Medics posting messages on networking websites like Facebook and Twitter are breaching patient confidentiality, a leading journal reveals.
Research in the Journal of the American Medical Association found examples of web gossip by trainee doctors sharing private patient stories and details.
Over half of 78 US medical schools studied had reported cases of students posting unprofessional content online.
One in 10 of these contained frank violations of patient confidentiality.
Most were blogs, including one on Facebook, containing enough clinical detail that patients could potentially be identified.

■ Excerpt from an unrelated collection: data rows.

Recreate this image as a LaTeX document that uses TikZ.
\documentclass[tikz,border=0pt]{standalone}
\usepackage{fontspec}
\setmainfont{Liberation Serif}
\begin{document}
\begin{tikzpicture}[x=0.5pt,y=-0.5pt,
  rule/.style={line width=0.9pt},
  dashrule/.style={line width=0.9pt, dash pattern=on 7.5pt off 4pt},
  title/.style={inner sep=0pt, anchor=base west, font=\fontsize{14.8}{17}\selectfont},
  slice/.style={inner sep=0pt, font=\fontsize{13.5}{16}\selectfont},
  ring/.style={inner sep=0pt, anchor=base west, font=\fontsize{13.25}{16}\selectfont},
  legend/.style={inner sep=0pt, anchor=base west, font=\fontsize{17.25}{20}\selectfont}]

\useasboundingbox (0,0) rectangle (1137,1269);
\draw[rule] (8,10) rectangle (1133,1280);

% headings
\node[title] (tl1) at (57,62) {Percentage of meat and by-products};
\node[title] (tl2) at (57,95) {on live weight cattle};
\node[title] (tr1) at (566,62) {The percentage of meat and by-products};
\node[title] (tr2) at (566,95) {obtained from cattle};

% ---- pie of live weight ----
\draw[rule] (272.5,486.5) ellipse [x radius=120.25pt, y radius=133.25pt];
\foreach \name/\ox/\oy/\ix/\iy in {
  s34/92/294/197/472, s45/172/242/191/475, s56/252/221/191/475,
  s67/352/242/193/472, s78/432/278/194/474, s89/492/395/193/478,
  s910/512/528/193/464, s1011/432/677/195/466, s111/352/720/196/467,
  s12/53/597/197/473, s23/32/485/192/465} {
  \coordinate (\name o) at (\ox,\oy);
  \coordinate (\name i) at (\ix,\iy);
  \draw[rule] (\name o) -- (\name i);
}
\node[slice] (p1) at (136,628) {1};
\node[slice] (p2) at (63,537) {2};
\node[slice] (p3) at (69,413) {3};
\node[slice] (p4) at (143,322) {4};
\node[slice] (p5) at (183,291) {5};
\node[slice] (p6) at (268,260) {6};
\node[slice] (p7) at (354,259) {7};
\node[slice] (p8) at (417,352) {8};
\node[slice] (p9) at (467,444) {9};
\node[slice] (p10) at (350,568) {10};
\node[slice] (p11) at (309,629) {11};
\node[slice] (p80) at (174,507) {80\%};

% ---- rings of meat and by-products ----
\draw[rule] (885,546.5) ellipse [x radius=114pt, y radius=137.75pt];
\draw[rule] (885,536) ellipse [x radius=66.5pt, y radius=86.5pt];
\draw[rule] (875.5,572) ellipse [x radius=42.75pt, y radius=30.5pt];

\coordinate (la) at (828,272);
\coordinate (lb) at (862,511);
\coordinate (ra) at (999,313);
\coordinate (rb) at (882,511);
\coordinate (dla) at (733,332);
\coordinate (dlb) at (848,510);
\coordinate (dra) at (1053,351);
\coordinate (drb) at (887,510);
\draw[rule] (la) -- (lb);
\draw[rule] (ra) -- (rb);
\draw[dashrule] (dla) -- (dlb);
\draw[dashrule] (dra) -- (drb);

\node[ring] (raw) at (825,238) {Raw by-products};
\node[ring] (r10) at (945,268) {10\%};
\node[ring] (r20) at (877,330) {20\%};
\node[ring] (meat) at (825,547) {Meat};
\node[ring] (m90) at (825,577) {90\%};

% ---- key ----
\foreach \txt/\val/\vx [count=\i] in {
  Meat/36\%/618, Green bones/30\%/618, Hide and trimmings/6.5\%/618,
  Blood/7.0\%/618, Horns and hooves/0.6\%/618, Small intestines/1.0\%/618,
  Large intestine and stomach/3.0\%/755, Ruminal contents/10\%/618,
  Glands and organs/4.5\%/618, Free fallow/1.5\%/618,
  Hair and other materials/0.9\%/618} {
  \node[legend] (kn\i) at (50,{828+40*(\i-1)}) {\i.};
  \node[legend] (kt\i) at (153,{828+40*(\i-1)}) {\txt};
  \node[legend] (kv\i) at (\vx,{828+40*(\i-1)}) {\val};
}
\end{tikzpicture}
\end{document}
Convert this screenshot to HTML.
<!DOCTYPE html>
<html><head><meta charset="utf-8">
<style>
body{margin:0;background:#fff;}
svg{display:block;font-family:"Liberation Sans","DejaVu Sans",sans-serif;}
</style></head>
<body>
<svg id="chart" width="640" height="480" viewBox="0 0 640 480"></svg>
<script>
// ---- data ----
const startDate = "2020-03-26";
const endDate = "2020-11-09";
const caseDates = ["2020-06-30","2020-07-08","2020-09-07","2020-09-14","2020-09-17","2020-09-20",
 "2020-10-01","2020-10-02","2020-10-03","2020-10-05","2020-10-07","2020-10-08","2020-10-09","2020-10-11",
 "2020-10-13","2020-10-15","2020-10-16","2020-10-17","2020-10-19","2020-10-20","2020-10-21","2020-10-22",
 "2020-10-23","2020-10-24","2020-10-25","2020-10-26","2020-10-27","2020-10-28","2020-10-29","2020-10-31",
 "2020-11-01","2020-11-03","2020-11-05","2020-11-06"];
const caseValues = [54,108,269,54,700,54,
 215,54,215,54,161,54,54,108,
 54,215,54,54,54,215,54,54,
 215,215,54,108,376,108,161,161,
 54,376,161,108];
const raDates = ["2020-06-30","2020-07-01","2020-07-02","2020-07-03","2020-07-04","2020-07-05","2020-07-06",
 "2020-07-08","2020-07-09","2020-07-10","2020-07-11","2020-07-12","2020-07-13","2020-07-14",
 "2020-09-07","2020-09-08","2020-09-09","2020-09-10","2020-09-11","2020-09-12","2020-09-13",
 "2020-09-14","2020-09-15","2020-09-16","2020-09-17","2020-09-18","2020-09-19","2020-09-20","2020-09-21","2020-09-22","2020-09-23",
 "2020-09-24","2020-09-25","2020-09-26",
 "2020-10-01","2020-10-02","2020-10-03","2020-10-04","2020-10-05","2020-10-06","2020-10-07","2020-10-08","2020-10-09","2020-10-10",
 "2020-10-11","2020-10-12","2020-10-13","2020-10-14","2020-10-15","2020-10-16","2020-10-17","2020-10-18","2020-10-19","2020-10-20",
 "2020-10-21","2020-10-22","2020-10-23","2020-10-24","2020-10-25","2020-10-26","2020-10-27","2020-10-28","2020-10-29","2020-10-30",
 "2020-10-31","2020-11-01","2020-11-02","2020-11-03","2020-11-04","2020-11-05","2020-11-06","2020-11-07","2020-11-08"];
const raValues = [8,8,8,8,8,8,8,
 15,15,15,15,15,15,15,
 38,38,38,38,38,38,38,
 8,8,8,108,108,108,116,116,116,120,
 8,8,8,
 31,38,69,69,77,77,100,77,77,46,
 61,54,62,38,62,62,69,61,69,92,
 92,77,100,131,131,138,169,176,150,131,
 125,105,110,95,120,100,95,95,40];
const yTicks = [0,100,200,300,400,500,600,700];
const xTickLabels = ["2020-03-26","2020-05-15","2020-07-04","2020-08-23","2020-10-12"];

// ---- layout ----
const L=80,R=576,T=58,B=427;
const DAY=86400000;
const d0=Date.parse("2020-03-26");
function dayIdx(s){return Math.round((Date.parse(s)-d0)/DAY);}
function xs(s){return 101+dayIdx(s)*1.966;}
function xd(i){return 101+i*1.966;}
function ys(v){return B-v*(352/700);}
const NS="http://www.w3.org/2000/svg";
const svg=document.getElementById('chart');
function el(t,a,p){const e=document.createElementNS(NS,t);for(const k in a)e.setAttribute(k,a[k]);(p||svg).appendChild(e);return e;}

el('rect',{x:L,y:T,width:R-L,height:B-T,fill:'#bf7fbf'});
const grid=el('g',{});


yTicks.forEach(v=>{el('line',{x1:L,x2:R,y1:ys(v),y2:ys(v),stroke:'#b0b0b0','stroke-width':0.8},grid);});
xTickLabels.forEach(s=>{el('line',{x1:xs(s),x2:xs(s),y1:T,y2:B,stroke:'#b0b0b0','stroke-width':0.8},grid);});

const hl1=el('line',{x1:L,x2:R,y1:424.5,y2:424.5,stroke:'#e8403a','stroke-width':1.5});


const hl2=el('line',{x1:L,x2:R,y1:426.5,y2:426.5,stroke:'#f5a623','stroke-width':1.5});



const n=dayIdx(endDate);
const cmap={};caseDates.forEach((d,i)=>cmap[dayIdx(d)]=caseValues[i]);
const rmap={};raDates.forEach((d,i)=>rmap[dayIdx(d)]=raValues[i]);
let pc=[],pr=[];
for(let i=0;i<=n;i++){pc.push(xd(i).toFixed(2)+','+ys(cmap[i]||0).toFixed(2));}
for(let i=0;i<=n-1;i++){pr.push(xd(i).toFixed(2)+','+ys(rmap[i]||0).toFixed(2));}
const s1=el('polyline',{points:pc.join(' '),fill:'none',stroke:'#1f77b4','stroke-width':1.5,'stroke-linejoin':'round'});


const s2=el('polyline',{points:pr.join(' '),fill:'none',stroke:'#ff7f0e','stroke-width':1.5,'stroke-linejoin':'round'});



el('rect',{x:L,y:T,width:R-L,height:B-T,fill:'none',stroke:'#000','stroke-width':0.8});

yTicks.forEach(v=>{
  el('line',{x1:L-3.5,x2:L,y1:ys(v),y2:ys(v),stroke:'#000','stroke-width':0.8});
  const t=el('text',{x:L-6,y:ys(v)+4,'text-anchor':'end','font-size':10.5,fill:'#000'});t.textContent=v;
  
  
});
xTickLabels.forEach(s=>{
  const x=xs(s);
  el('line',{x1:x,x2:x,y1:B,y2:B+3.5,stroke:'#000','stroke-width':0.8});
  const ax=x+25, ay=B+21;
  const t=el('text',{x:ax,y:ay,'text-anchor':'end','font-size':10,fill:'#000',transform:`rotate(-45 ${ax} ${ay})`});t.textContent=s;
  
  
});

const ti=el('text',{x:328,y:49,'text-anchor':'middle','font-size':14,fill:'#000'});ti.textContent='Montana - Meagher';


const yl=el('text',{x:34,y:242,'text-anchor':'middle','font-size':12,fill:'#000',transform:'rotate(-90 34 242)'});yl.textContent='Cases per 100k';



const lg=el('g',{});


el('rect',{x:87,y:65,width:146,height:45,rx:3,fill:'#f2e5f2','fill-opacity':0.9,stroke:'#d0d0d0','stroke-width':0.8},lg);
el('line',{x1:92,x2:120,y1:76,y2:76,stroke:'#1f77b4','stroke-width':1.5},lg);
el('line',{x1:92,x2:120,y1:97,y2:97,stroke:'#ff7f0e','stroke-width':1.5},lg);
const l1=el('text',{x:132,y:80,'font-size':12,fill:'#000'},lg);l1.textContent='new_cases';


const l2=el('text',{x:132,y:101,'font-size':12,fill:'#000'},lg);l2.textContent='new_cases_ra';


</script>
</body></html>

Click on this link for the full article.
2 comments:
Reading this article has been extremely insightful on the precautions medical students and medical professionals need to keep in mind when posting information on the internet regarding clinical experiences. The expanding forums of social networking sites present challenges when abiding by confidentiality laws. Medical professionals and students often forget or discount the public arena of social networking sites. How can this be avoided? Should social networking and confidentiality be a part of the required curriculum for all healthcare professionals?
Hi Rachel, I think that seeing that health care ethics is usually a mandatory course in health care education programs then it should extend to including ethics online.
One Australian researcher Sally Kift states that using online technologies needs to be embedded into the curriculum, not bolted on. At the moment I see a lot of "bolting on" and not enough embedding.